What could cause a 72-year-old person to “want” to get up and go to a ten-hour workday? Simple… it’s a “calling” to do my best to provide what I consider to be an appropriate education for children. We read about problems in schools across the country, and we shake our heads. We’ve come to call our school “the common sense” school. Many causes can be found for problems in our nation’s schools, but experience also tells me a lot of it can be traced to a lack of common sense. As Pogo once mused, “We’ve met the enemy…and the enemy is us!”
My career has been filled with successes and wonderful experiences. I have served on many Oklahoma State Department of Education committees, a special committee of the Governor, and been elected state president of the Oklahoma Association for Gifted, Creative and Talented. One extremely enjoyable appointment was to a consortium of state leaders for Arts for the Gifted which met in California.
But none of the above can tell you why I do what I do each and every school day. To know the answer to that question, one would have to live what I have experienced. I have held a crying child as I had to break the news to him that his little brother set fire to the family trailer and his sister was burned to death. Likewise, I also took care of a child whose mother was stabbed to death in a horrible bank robbery. I tried to console my newly hired teaching assistant as we watched helplessly while people tried to find her husband’s body in the lake where his military company was having a family picnic. He tried to save the life of a drowning soldier, only to lose his own…while his children watched.
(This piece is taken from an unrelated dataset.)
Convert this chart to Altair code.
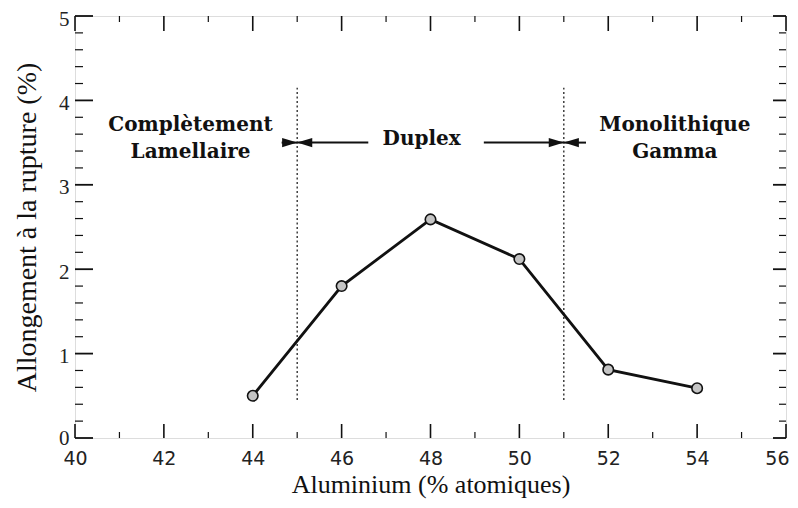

I taught a slow-growth child who clapped with joy as she learned to read…ever so slowly. Even though progress was being made, I watched as family members had her placed in an institution because the psychologist said she’d never be able to learn. Many were the students of abuse who confided in me and trusted that I would help them. Some have come to me in later years and explained why some days were just so “bad” but they couldn’t put it into words. Yet, I had given them hope.
On the positive side, I have been thrilled to hear from previous students who took my challenges and found themselves successfully teaching in inner-city schools. Others have found careers that are most satisfying, and they write to tell me I had a part in their journey.
I have attended the funerals of quite a few previous students. I think I know of at least eleven who have met death. With each day, I ask myself if I did a good enough job of teaching them the academics while also preparing them to meet their Maker at death’s door. I hope I did. And when I recognize students taking a path that has led others to unrewarding lives, I try hard to steer them toward a better path.
Today, in Lawton Academy, there is at any one time children studying together in the same classrooms who come from countries all over the world. Their countries may be at war, or playing politics as usual, but they are joined in the common experience of being educated in our classrooms. A sign has hung in my office from time to time which says: “Will it matter that I was here? I will only pass this way once.” That is why I teach and do what it is that I do.